Two quick things. "That both centralization and decentralization of information flows in the hands of knowledge workers can operate simultaneously and effectively is, I think, a significant state change, and should be used to inform the basic assumptions about the design of knowledge work." Spot on. Simultaneous centralisation and decentralisation of control (for which also read information flows) is a topic that interests me deeply. btw, I did not know about Stan Davis - thank you!
Second thing, briefly. Fabulous to see Richard Florida being referenced, I heard him speak last year at the University of Waterloo. This video lasts about 45 minutes but if you have the time, I found this spellbinding:
http://www.2017.uwaterloo.ca/floridavid1.htm - this might going off topic a bit but I would love as many people as possible to hear this.

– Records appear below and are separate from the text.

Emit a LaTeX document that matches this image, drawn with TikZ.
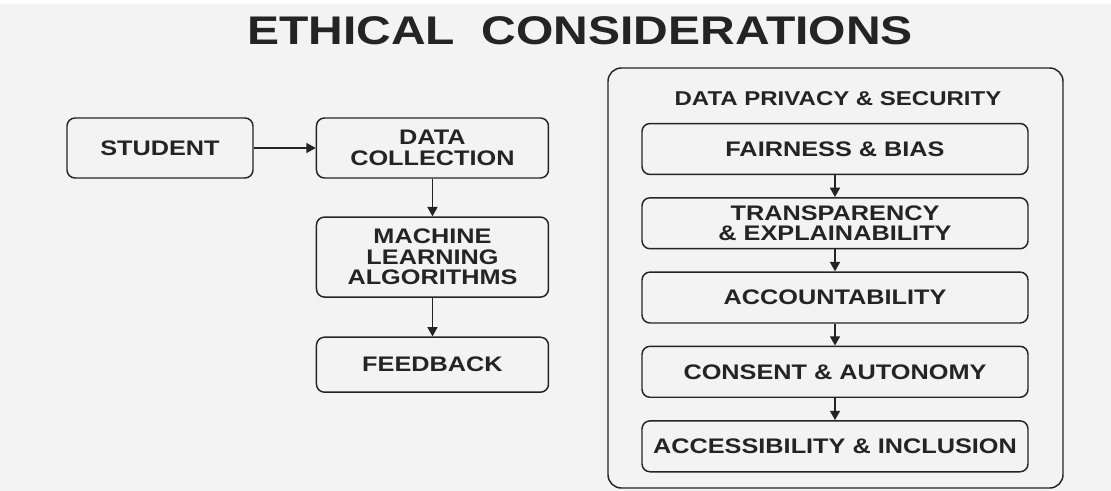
\documentclass[tikz,border=0pt]{standalone}
\usepackage{fontspec}
\setmainfont{Liberation Sans}[FakeStretch=1.2]
\usetikzlibrary{positioning}
\usetikzlibrary{arrows.meta}
\definecolor{ink}{HTML}{242424}
\definecolor{paper}{HTML}{F3F3F3}
\tikzset{
  step-box/.style={
    draw=ink,
    line width=1.1pt,
    rounded corners=6pt,
    align=center,
    inner sep=0pt,
    text=ink,
    font=\bfseries\fontsize{15.8}{15.4}\selectfont},
  left-box/.style={step-box, minimum width=174pt},
  right-box/.style={step-box, minimum width=289.5pt, minimum height=38.2pt},
  frame-box/.style={draw=ink, line width=1.1pt, rounded corners=10pt, inner sep=0pt},
  flow-path/.style={draw=ink, line width=1.1pt, -{Triangle[length=7pt, width=7.5pt]}},
}

\begin{document}
\begin{tikzpicture}[x=0.75pt, y=-0.75pt]
% page
\fill[paper] (0,0) rectangle (1111,491);
\fill[white] (0,0) rectangle (1111,4);
\node[text=ink, font=\bfseries\fontsize{30}{30}\selectfont] (title) at (580,31) {ETHICAL\ \ CONSIDERATIONS};

% pipeline on the left
\node[step-box, minimum width=139.5pt, minimum height=45pt] (student) at (160,148) {STUDENT};
\node[left-box, minimum height=45pt, right=46.5pt of student] (collection) {DATA\\COLLECTION};
\node[left-box, minimum height=60pt, below=28.2pt of collection] (algorithms) {MACHINE\\LEARNING\\ALGORITHMS};
\node[left-box, minimum height=41.25pt, below=29pt of algorithms] (feedback) {FEEDBACK};
\draw[flow-path] (student) -- (collection);
\draw[flow-path] (collection) -- (algorithms);
\draw[flow-path] (algorithms) -- (feedback);

% considerations on the right
\node[frame-box, minimum width=341.25pt, minimum height=315pt] (privacy) at (835.5,278) {};
\node[text=ink, font=\bfseries\fontsize{15}{15}\selectfont] (privacy-title) at (838,99) {DATA PRIVACY \& SECURITY};
\node[right-box] (fairness) at (835,149) {FAIRNESS \& BIAS};
\node[right-box, below=16.4pt of fairness] (transparency) {TRANSPARENCY\\\& EXPLAINABILITY};
\node[right-box, below=16.4pt of transparency] (accountability) {ACCOUNTABILITY};
\node[right-box, below=16.4pt of accountability] (consent) {CONSENT \& AUTONOMY};
\node[right-box, below=16.6pt of consent] (accessibility) {ACCESSIBILITY \& INCLUSION};
\foreach \from/\to in {fairness/transparency, transparency/accountability, accountability/consent, consent/accessibility}
  \draw[flow-path] (\from) -- (\to);
\end{tikzpicture}
\end{document}
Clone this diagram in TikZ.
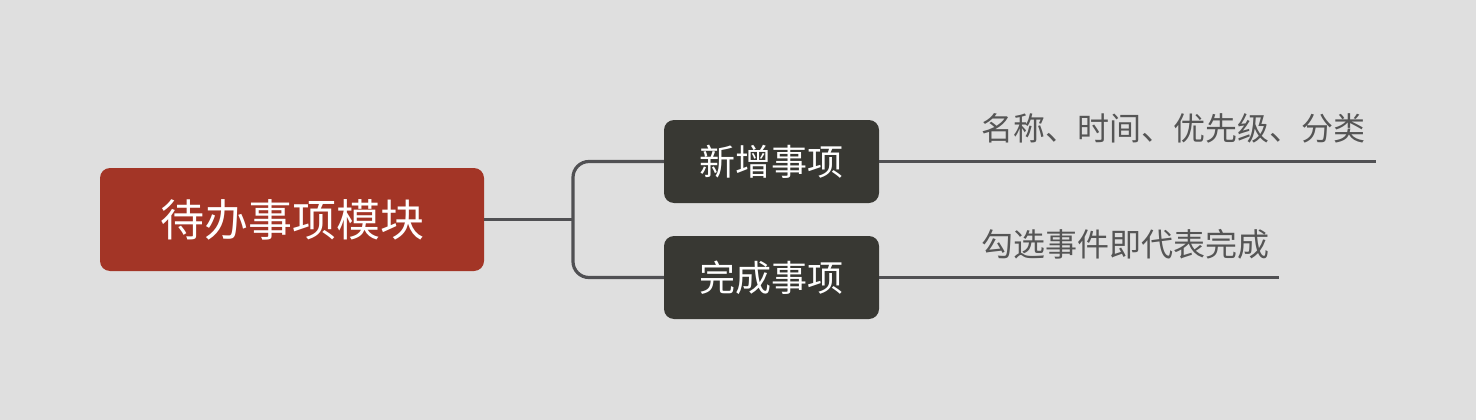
\documentclass[tikz,border=0pt]{standalone}
\usepackage{fontspec}
\newfontfamily\cjk{Noto Sans CJK SC}
\definecolor{bg}{HTML}{DFDFDF}
\definecolor{rootc}{HTML}{A33526}
\definecolor{childc}{HTML}{383833}
\definecolor{linec}{HTML}{505053}
\definecolor{leaftext}{HTML}{555555}
\begin{document}
\begin{tikzpicture}[x=1pt,y=-1pt,
  rootbox/.style={fill=rootc,rounded corners=10pt,text=white,inner sep=0pt,
    minimum width=384pt,minimum height=103pt,font=\cjk\fontsize{44}{50}\selectfont},
  childbox/.style={fill=childc,rounded corners=10pt,text=white,inner sep=0pt,
    minimum width=215pt,minimum height=83pt,font=\cjk\fontsize{36}{42}\selectfont},
  leaflabel/.style={text=leaftext,inner sep=0pt,anchor=west,font=\cjk\fontsize{32}{38}\selectfont},
  conn/.style={draw=linec,line width=3.2pt}]
\fill[bg] (0,0) rectangle (1476,420);
\useasboundingbox (0,0) rectangle (1476,420);
\node[rootbox] (root) at (292,219.5) {待办事项模块};
\node[childbox] (c1) at (771.5,161.5) {新增事项};
\node[childbox] (c2) at (771.5,277.5) {完成事项};
\coordinate (e1) at (1376,161.5);
\coordinate (e2) at (1279,277.5);
\node[leaflabel] (l1) at (981,128) {名称、时间、优先级、分类};
\node[leaflabel] (l2) at (981,244) {勾选事件即代表完成};
\draw[conn] (root.east) -- (573,219.5);
\draw[conn,rounded corners=16pt] (c1.west) -| (573,219.5) |- (c2.west);
\draw[conn] (c1.east) -- (e1);
\draw[conn] (c2.east) -- (e2);
\end{tikzpicture}
\end{document}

Posted by: Anne Marie | December 11, 2008 at 10:24 PM
Anne Marie ...
Thanks for the kind words, and I am glad you feel you got something from the post.
You mentioned the University of Waterloo. Are you a fellow Canadian ?
I live in Vancouver, tho' once upon a time I lived in Guelph, about 30 minutes down the road from Waterloo.
Posted by: Jon Husband | December 12, 2008 at 01:55 AM
The problem with problem solving was expressed well by Herbert Simon, when he said that we solve a problem by describing it so that the answer becomes obvious.
Most call centre practice seems to be designed around scripts. By the end of the process, the caller's query can be fitted neatly into a category. But at the start, and on the journey, everything is ambiguous and equivocal.
One improvement would be to train call centre workers to be more intuitive, give them permission to 'colour outside the lines'. Another way, if you must have people stick to the scripts, is to design scripts that help reduce the ambiguity in what the caller is saying.